Zwar erkennt der Staatsrat an, dass die Regierung wohl versucht hat, eine Kompromisslösung zu finden („le projet de loi (…) ménage certes la chèvre et le chou…“), er ist gleichzeitig aber auch der Auffassung, dass auf diese Weise eine Situation voller Unsicherheiten in Bezug auf die praktische Ausführung herbeigeführt wird. In anderen Worten: Der Staatsrat vermisst genaue Regeln bezüglich der korrekten Anwendung beider Flaggen.

Lächerlichkeit

„Sollen die öffentlichen Autoritäten – Staatschef, Parlament, Regierung, Gemeinden – den Roten Löwen und die Tricolore gleichzeitig oder abwechselnd nutzen? Soll bei öffentlichen Anlässen die eine Fahne links und die andere rechts der Straße wehen? Müssen beide Flaggen immer in gleicher Zahl präsent sein?“, fragt der „Conseil dEtat“ in seinem Gutachten nicht ohne eine gewisse Ironie. Auch befürchtet der Staatsrat, dass wenn Staat, Gemeinden und Behörden jeweils eine bestimmte Fahne vorziehen und die zweite ausschließen, aus einem Symbol der gemeinsamen Identität sehr schnell ein Ausdruck von Unterschieden und Besonderheiten werden könnte.

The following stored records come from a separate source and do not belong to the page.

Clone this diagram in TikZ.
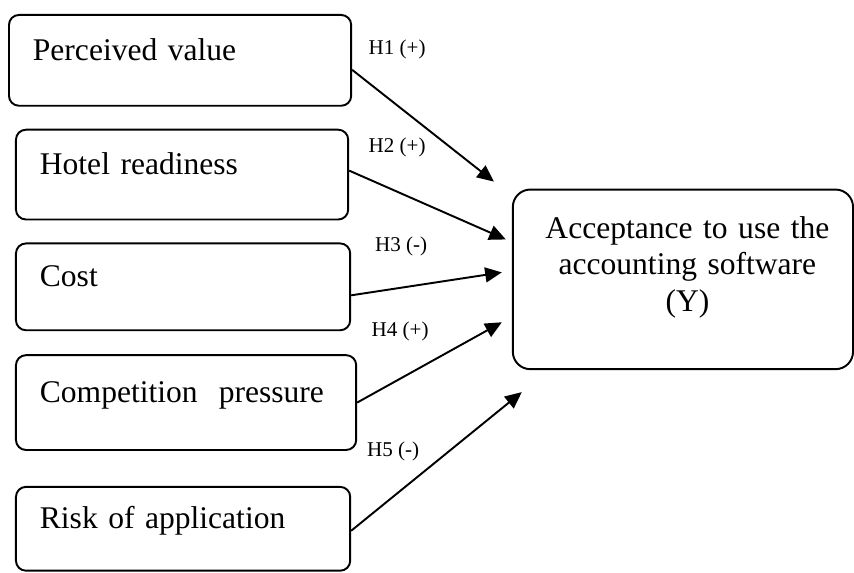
\documentclass[tikz,border=0pt]{standalone}
\usepackage{fontspec}
\setmainfont{Liberation Serif}
\usetikzlibrary{arrows.meta}
\tikzset{
    >={Triangle[length=9.5pt, width=8.5pt]},
    box/.style={draw, line width=1.1pt},
    factor/.style 2 args={box, rounded corners=0.2cm, inner xsep=0.48cm, text width=#1-0.96cm,
        minimum height=#2, align=left, font=\fontsize{18}{21}\selectfont, text height=12pt, text depth=12pt},
    outcome/.style={box, rounded corners=0.35cm, inner xsep=0.41cm, text width=6cm, minimum height=3.6cm,
        align=center, font=\fontsize{18}{21}\selectfont, text height=12pt, text depth=59pt},
    hyp/.style={inner sep=0pt, font=\fontsize{12}{14}\selectfont},
    link/.style={->, line width=1.1pt},
}
\begin{document}
\begin{tikzpicture}
    \node[factor={6.86cm}{1.82cm}] (pv) at (3.61,10.27) {Perceived value};
    \node[factor={6.66cm}{1.80cm}] (hr) at (3.65,7.98) {Hotel readiness};
    \node[factor={6.70cm}{1.74cm}] (cost) at (3.67,5.73) {Cost};
    \node[factor={6.82cm}{1.90cm}] (cp) at (3.73,3.41) {Competition~ pressure};
    \node[factor={6.70cm}{1.68cm}] (risk) at (3.67,0.88) {Risk of application};
    \node[outcome] (Y) at (13.69,5.88) {\hspace*{0.18cm}Acceptance to use the\\\hspace*{0.18cm}accounting software\\\hspace*{0.18cm}(Y)};
    \foreach \i/\x/\y in {1/9.90/7.84, 2/10.14/6.68, 3/10.06/6.02, 4/10.06/5.02, 5/10.46/3.62}
        \coordinate (t\i) at (\x,\y);
    \foreach \src/\dy/\i in {pv/-0.19/1, hr/0.08/2, cost/-0.17/3, cp/0/4, risk/-0.04/5}
        \draw[link] ([yshift=\dy cm]\src.east) -- (t\i);
    \foreach \i/\x/\y/\s in {1/7.96/10.48/+, 2/7.96/8.52/+, 3/8.04/6.54/-, 4/8.02/4.84/+, 5/7.88/2.44/-}
        \node[hyp] (h\i) at (\x,\y) {H\i{} (\s)};
    \useasboundingbox (0,0) rectangle (17.08,11.48);
\end{tikzpicture}
\end{document}
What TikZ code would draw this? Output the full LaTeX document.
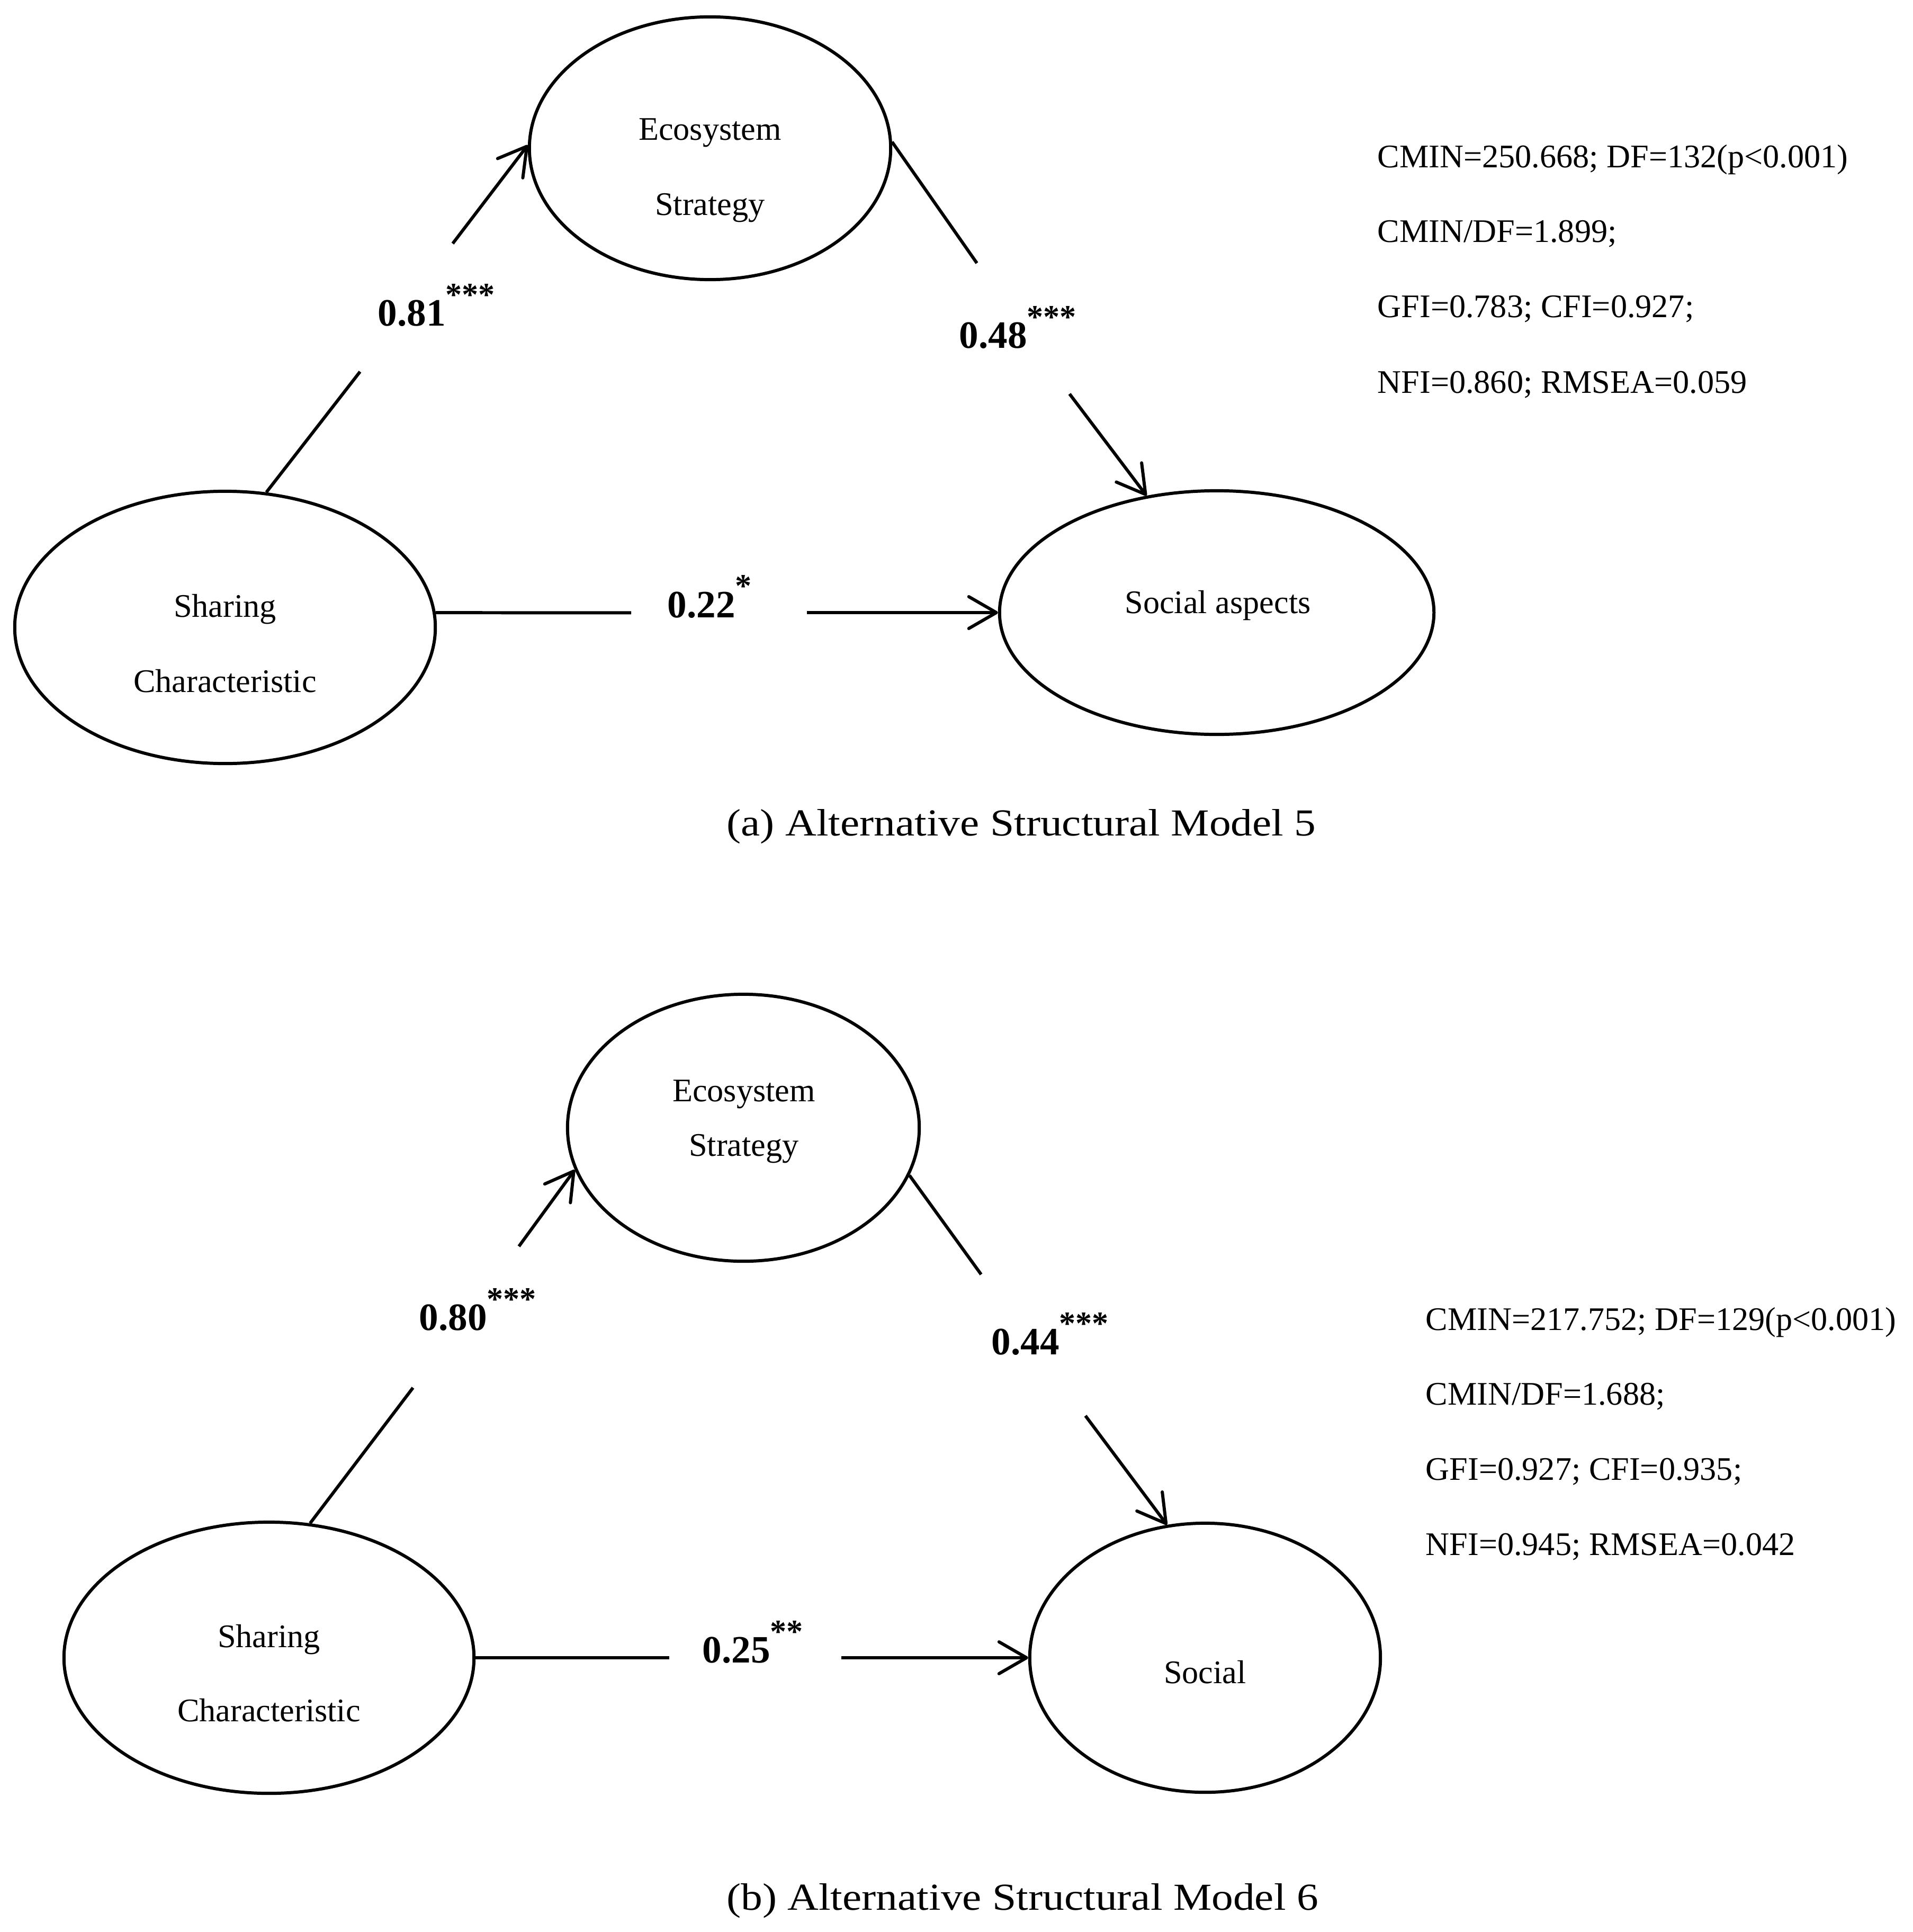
\documentclass[tikz,border=0pt]{standalone}
\usepackage{fontspec}
\setmainfont{Liberation Serif}
\newfontfamily\capfamily[FakeStretch=1.13]{Liberation Serif}
\usetikzlibrary{arrows.meta,shapes.geometric}
\newcommand{\nodefnt}{\fontsize{17.7pt}{20pt}\selectfont}
\newcommand{\coeffnt}{\fontsize{20.8pt}{24pt}\selectfont\bfseries}
\newcommand{\capfnt}{\capfamily\fontsize{20.5pt}{24pt}\selectfont}
\newcommand{\sigstars}[1]{\raisebox{0.38cm}{\nodefnt #1}}
\begin{document}
\begin{tikzpicture}[x=0.01cm, y=-0.01cm,
  latent/.style={draw, ellipse, line width=1.7pt, inner sep=0pt},
  conn/.style={line width=1.7pt},
  arr/.style={line width=1.7pt, -{Straight Barb[length=0.52cm, width=0.6cm, round]}},
  nodetxt/.style={font=\nodefnt, inner sep=0pt, anchor=base},
  coef/.style={font=\coeffnt, inner sep=0pt, anchor=base west},
  stat/.style={font=\nodefnt, inner sep=0pt, anchor=base west},
  capt/.style={font=\capfnt, inner sep=0pt, anchor=base}]
\useasboundingbox (0,0) rectangle (3613,3649);

% ---------- panel (a) ----------
\node[latent, minimum width=6.82cm, minimum height=4.96cm] (es1) at (1341,280) {};
\node[latent, minimum width=7.94cm, minimum height=5.14cm] (sc1) at (425,1185) {};
\node[latent, minimum width=8.20cm, minimum height=4.60cm] (sa1) at (2298,1157) {};

\node[nodetxt] (es1t1) at (1341,265) {Ecosystem};
\node[nodetxt] (es1t2) at (1341,407) {Strategy};
\node[nodetxt] (sc1t1) at (425,1165) {Sharing};
\node[nodetxt] (sc1t2) at (425,1307) {Characteristic};
\node[nodetxt] (sa1t) at (2300,1158) {Social aspects};

\node[coef] (c81) at (713,616) {0.81\sigstars{***}};
\node[coef] (c48) at (1811,658) {0.48\sigstars{***}};
\node[coef] (c22) at (1260,1166) {0.22\sigstars{*}};

\coordinate (a1) at (680,702);
\coordinate (a2) at (855,460);
\coordinate (b1) at (1845,497);
\coordinate (b2) at (2020,744);
\coordinate (h1) at (1192,1157.4);
\coordinate (h2) at (1524,1157);

\draw[conn] (sc1.4) -- (h1);
\draw[arr] (h2) -- (sa1.180);
\draw[conn] (sc1.73) -- (a1);
\draw[arr] (a2) -- (es1.179);
\draw[conn] (es1.2) -- (b1);
\draw[arr] (b2) -- (sa1.121);

\node[stat] (s1a) at (2601,317) {CMIN=250.668; DF=132(p<0.001)};
\node[stat] (s1b) at (2601,458) {CMIN/DF=1.899;};
\node[stat] (s1c) at (2601,600) {GFI=0.783; CFI=0.927;};
\node[stat] (s1d) at (2601,742) {NFI=0.860; RMSEA=0.059};

\node[capt] (cap1) at (1929,1578) {(a) Alternative Structural Model 5};

% ---------- panel (b) ----------
\node[latent, minimum width=6.64cm, minimum height=5.04cm] (es2) at (1404,2130) {};
\node[latent, minimum width=7.74cm, minimum height=5.12cm] (sc2) at (508,3131) {};
\node[latent, minimum width=6.62cm, minimum height=5.08cm] (sa2) at (2276,3131) {};

\node[nodetxt] (es2t1) at (1405,2080) {Ecosystem};
\node[nodetxt] (es2t2) at (1405,2183) {Strategy};
\node[nodetxt] (sc2t1) at (508,3111) {Sharing};
\node[nodetxt] (sc2t2) at (508,3251) {Characteristic};
\node[nodetxt] (sa2t) at (2276,3179) {Social};

\node[coef] (c80) at (791,2512) {0.80\sigstars{***}};
\node[coef] (c44) at (1872,2558) {0.44\sigstars{***}};
\node[coef] (c25) at (1326,3140) {0.25\sigstars{**}};

\coordinate (d1) at (780,2621);
\coordinate (d2) at (980,2354);
\coordinate (e1) at (1853,2407);
\coordinate (e2) at (2050,2674);
\coordinate (k1) at (1264,3131);
\coordinate (k2) at (1589,3131);

\draw[conn] (sc2.73) -- (d1);
\draw[arr] (d2) -- (es2.194);
\draw[conn] (es2.344) -- (e1);
\draw[arr] (e2) -- (sa2.106);
\draw[conn] (sc2.0) -- (k1);
\draw[arr] (k2) -- (sa2.180);

\node[stat] (s2a) at (2692,2512) {CMIN=217.752; DF=129(p<0.001)};
\node[stat] (s2b) at (2692,2653) {CMIN/DF=1.688;};
\node[stat] (s2c) at (2692,2795) {GFI=0.927; CFI=0.935;};
\node[stat] (s2d) at (2692,2937) {NFI=0.945; RMSEA=0.042};

\node[capt] (cap2) at (1931,3607) {(b) Alternative Structural Model 6};
\end{tikzpicture}
\end{document}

Veranstaltungen, die als Ereignisse der nationalen Einheit gedacht sind, riskierten aufgrund eines fehlenden, präzisen Protokolls, zu auf das Flaggenthema beschränkten Veranstaltungen zu verkommen. Allerdings glaubt der Staatsrat, dass die Ausarbeitung eines normativen Textes in Bezug auf die Ausführungsbestimmungen ein Ding der Unmöglichkeit ist. Der Staatsrat jedenfalls sieht, wie er in seinem Gutachten schreibt, keine Lösung, ohne dabei in die Lächerlichkeit abzurutschen.